## WRITTEN INSTRUCTION
Print all of the lines exactly. Any picture among them stays out.

**** DATA SEGMENT

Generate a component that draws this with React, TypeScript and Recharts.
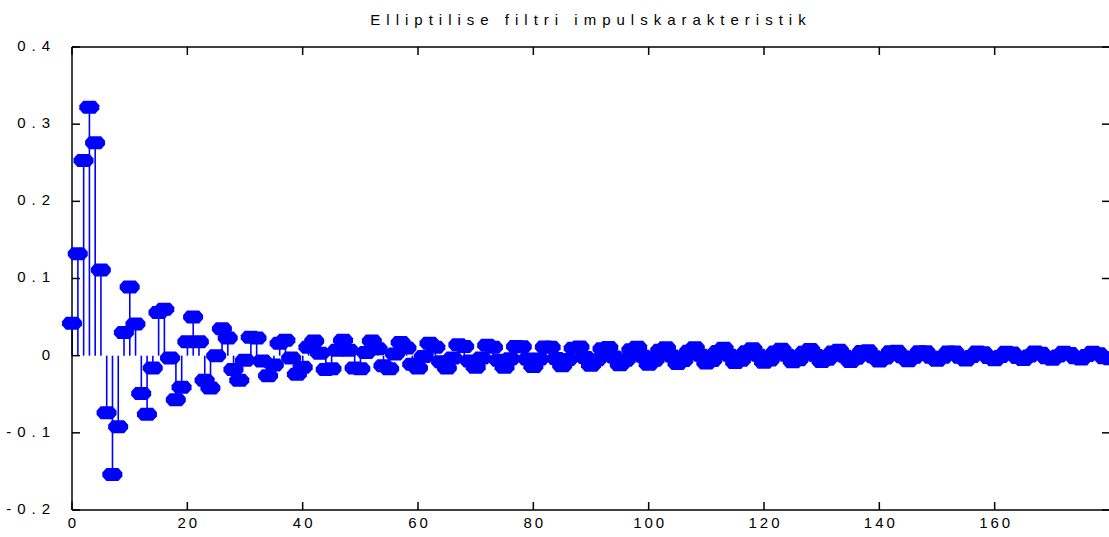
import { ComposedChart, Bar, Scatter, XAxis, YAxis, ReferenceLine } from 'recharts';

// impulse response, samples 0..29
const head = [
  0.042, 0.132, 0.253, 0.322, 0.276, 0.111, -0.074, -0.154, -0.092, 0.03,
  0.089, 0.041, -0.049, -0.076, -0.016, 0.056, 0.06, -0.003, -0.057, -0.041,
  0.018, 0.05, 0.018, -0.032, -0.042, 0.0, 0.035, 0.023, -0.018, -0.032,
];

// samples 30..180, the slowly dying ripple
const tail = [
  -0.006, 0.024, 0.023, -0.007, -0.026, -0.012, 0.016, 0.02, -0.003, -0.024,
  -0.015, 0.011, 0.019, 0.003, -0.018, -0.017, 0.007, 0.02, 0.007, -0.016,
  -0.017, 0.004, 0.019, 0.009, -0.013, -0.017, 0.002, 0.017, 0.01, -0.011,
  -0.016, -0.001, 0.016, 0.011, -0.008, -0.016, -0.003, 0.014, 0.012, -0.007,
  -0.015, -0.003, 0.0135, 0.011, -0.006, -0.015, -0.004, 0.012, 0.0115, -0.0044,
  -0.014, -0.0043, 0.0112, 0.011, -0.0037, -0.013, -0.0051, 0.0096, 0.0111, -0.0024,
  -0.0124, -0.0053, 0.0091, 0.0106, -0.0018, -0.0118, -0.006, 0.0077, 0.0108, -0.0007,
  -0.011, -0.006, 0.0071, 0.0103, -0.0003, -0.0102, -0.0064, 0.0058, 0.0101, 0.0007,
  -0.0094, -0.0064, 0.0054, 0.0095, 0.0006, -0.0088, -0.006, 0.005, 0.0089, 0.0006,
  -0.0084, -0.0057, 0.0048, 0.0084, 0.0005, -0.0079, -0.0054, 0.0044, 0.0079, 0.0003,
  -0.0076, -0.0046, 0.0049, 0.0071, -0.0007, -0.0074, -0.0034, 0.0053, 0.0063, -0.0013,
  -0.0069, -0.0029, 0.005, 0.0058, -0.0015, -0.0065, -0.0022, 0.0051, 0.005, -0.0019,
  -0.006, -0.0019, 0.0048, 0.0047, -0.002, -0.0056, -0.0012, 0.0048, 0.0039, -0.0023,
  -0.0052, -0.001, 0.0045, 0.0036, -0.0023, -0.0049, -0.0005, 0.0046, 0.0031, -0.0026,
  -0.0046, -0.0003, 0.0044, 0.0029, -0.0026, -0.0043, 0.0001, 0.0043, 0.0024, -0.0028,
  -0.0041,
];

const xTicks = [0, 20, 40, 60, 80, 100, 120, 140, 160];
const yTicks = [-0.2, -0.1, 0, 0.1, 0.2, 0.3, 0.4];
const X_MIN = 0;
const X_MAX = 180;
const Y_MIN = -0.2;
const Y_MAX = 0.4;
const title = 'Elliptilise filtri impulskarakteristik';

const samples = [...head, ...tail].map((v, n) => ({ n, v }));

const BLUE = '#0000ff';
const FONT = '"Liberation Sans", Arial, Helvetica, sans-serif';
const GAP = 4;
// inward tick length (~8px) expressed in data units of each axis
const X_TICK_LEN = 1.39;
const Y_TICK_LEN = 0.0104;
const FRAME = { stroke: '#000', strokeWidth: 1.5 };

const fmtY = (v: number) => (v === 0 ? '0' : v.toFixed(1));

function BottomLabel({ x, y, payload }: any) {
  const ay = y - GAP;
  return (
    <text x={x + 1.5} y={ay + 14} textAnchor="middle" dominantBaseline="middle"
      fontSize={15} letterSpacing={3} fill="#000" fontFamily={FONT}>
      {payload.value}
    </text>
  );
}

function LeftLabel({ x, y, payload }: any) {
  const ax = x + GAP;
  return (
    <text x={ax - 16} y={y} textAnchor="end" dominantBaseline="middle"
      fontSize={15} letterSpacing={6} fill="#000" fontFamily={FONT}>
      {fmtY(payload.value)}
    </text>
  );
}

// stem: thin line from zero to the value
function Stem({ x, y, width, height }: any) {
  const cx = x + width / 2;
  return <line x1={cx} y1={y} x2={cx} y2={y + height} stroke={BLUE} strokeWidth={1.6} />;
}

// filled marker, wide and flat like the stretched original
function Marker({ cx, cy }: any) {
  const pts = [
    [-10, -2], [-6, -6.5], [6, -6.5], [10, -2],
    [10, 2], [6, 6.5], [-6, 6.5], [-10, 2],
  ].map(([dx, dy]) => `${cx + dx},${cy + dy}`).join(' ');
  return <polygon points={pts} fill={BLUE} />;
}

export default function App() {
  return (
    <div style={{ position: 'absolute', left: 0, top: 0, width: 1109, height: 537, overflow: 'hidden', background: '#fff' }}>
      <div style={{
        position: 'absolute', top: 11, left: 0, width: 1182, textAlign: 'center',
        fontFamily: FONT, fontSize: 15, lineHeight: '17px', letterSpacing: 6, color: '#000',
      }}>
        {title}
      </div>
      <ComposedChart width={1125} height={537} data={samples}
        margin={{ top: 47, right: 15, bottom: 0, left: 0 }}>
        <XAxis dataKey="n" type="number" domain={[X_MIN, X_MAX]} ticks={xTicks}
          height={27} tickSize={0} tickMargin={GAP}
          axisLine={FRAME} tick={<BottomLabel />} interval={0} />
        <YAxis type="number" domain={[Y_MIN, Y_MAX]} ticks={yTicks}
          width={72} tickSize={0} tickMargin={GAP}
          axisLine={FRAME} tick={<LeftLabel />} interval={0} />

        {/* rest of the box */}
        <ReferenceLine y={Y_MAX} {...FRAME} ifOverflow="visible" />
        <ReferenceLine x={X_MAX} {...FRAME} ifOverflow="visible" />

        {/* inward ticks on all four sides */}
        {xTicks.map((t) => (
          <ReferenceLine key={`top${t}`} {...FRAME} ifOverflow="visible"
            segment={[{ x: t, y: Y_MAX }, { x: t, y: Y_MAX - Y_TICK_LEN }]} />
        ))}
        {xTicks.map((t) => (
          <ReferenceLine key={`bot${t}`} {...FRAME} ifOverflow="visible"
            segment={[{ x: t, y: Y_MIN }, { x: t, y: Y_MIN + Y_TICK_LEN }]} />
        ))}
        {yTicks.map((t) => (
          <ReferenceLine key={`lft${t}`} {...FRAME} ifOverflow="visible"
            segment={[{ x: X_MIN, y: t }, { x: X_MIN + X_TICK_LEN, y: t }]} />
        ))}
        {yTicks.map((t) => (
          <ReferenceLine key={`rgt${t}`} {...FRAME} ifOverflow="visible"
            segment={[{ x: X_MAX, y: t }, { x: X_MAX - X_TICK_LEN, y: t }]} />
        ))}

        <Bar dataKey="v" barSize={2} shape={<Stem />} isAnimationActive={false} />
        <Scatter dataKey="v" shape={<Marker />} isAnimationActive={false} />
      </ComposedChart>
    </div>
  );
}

********

## RESULT
Generate a component that draws this with React, TypeScript and Recharts.
import { ComposedChart, Bar, Scatter, XAxis, YAxis, ReferenceLine } from 'recharts';

// impulse response, samples 0..29
const head = [
  0.042, 0.132, 0.253, 0.322, 0.276, 0.111, -0.074, -0.154, -0.092, 0.03,
  0.089, 0.041, -0.049, -0.076, -0.016, 0.056, 0.06, -0.003, -0.057, -0.041,
  0.018, 0.05, 0.018, -0.032, -0.042, 0.0, 0.035, 0.023, -0.018, -0.032,
];

// samples 30..180, the slowly dying ripple
const tail = [
  -0.006, 0.024, 0.023, -0.007, -0.026, -0.012, 0.016, 0.02, -0.003, -0.024,
  -0.015, 0.011, 0.019, 0.003, -0.018, -0.017, 0.007, 0.02, 0.007, -0.016,
  -0.017, 0.004, 0.019, 0.009, -0.013, -0.017, 0.002, 0.017, 0.01, -0.011,
  -0.016, -0.001, 0.016, 0.011, -0.008, -0.016, -0.003, 0.014, 0.012, -0.007,
  -0.015, -0.003, 0.0135, 0.011, -0.006, -0.015, -0.004, 0.012, 0.0115, -0.0044,
  -0.014, -0.0043, 0.0112, 0.011, -0.0037, -0.013, -0.0051, 0.0096, 0.0111, -0.0024,
  -0.0124, -0.0053, 0.0091, 0.0106, -0.0018, -0.0118, -0.006, 0.0077, 0.0108, -0.0007,
  -0.011, -0.006, 0.0071, 0.0103, -0.0003, -0.0102, -0.0064, 0.0058, 0.0101, 0.0007,
  -0.0094, -0.0064, 0.0054, 0.0095, 0.0006, -0.0088, -0.006, 0.005, 0.0089, 0.0006,
  -0.0084, -0.0057, 0.0048, 0.0084, 0.0005, -0.0079, -0.0054, 0.0044, 0.0079, 0.0003,
  -0.0076, -0.0046, 0.0049, 0.0071, -0.0007, -0.0074, -0.0034, 0.0053, 0.0063, -0.0013,
  -0.0069, -0.0029, 0.005, 0.0058, -0.0015, -0.0065, -0.0022, 0.0051, 0.005, -0.0019,
  -0.006, -0.0019, 0.0048, 0.0047, -0.002, -0.0056, -0.0012, 0.0048, 0.0039, -0.0023,
  -0.0052, -0.001, 0.0045, 0.0036, -0.0023, -0.0049, -0.0005, 0.0046, 0.0031, -0.0026,
  -0.0046, -0.0003, 0.0044, 0.0029, -0.0026, -0.0043, 0.0001, 0.0043, 0.0024, -0.0028,
  -0.0041,
];

const xTicks = [0, 20, 40, 60, 80, 100, 120, 140, 160];
const yTicks = [-0.2, -0.1, 0, 0.1, 0.2, 0.3, 0.4];
const X_MIN = 0;
const X_MAX = 180;
const Y_MIN = -0.2;
const Y_MAX = 0.4;
const title = 'Elliptilise filtri impulskarakteristik';

const samples = [...head, ...tail].map((v, n) => ({ n, v }));

const BLUE = '#0000ff';
const FONT = '"Liberation Sans", Arial, Helvetica, sans-serif';
const GAP = 4;
// inward tick length (~8px) expressed in data units of each axis
const X_TICK_LEN = 1.39;
const Y_TICK_LEN = 0.0104;
const FRAME = { stroke: '#000', strokeWidth: 1.5 };

const fmtY = (v: number) => (v === 0 ? '0' : v.toFixed(1));

function BottomLabel({ x, y, payload }: any) {
  const ay = y - GAP;
  return (
    <text x={x + 1.5} y={ay + 14} textAnchor="middle" dominantBaseline="middle"
      fontSize={15} letterSpacing={3} fill="#000" fontFamily={FONT}>
      {payload.value}
    </text>
  );
}

function LeftLabel({ x, y, payload }: any) {
  const ax = x + GAP;
  return (
    <text x={ax - 16} y={y} textAnchor="end" dominantBaseline="middle"
      fontSize={15} letterSpacing={6} fill="#000" fontFamily={FONT}>
      {fmtY(payload.value)}
    </text>
  );
}

// stem: thin line from zero to the value
function Stem({ x, y, width, height }: any) {
  const cx = x + width / 2;
  return <line x1={cx} y1={y} x2={cx} y2={y + height} stroke={BLUE} strokeWidth={1.6} />;
}

// filled marker, wide and flat like the stretched original
function Marker({ cx, cy }: any) {
  const pts = [
    [-10, -2], [-6, -6.5], [6, -6.5], [10, -2],
    [10, 2], [6, 6.5], [-6, 6.5], [-10, 2],
  ].map(([dx, dy]) => `${cx + dx},${cy + dy}`).join(' ');
  return <polygon points={pts} fill={BLUE} />;
}

export default function App() {
  return (
    <div style={{ position: 'absolute', left: 0, top: 0, width: 1109, height: 537, overflow: 'hidden', background: '#fff' }}>
      <div style={{
        position: 'absolute', top: 11, left: 0, width: 1182, textAlign: 'center',
        fontFamily: FONT, fontSize: 15, lineHeight: '17px', letterSpacing: 6, color: '#000',
      }}>
        {title}
      </div>
      <ComposedChart width={1125} height={537} data={samples}
        margin={{ top: 47, right: 15, bottom: 0, left: 0 }}>
        <XAxis dataKey="n" type="number" domain={[X_MIN, X_MAX]} ticks={xTicks}
          height={27} tickSize={0} tickMargin={GAP}
          axisLine={FRAME} tick={<BottomLabel />} interval={0} />
        <YAxis type="number" domain={[Y_MIN, Y_MAX]} ticks={yTicks}
          width={72} tickSize={0} tickMargin={GAP}
          axisLine={FRAME} tick={<LeftLabel />} interval={0} />

        {/* rest of the box */}
        <ReferenceLine y={Y_MAX} {...FRAME} ifOverflow="visible" />
        <ReferenceLine x={X_MAX} {...FRAME} ifOverflow="visible" />

        {/* inward ticks on all four sides */}
        {xTicks.map((t) => (
          <ReferenceLine key={`top${t}`} {...FRAME} ifOverflow="visible"
            segment={[{ x: t, y: Y_MAX }, { x: t, y: Y_MAX - Y_TICK_LEN }]} />
        ))}
        {xTicks.map((t) => (
          <ReferenceLine key={`bot${t}`} {...FRAME} ifOverflow="visible"
            segment={[{ x: t, y: Y_MIN }, { x: t, y: Y_MIN + Y_TICK_LEN }]} />
        ))}
        {yTicks.map((t) => (
          <ReferenceLine key={`lft${t}`} {...FRAME} ifOverflow="visible"
            segment={[{ x: X_MIN, y: t }, { x: X_MIN + X_TICK_LEN, y: t }]} />
        ))}
        {yTicks.map((t) => (
          <ReferenceLine key={`rgt${t}`} {...FRAME} ifOverflow="visible"
            segment={[{ x: X_MAX, y: t }, { x: X_MAX - X_TICK_LEN, y: t }]} />
        ))}

        <Bar dataKey="v" barSize={2} shape={<Stem />} isAnimationActive={false} />
        <Scatter dataKey="v" shape={<Marker />} isAnimationActive={false} />
      </ComposedChart>
    </div>
  );
}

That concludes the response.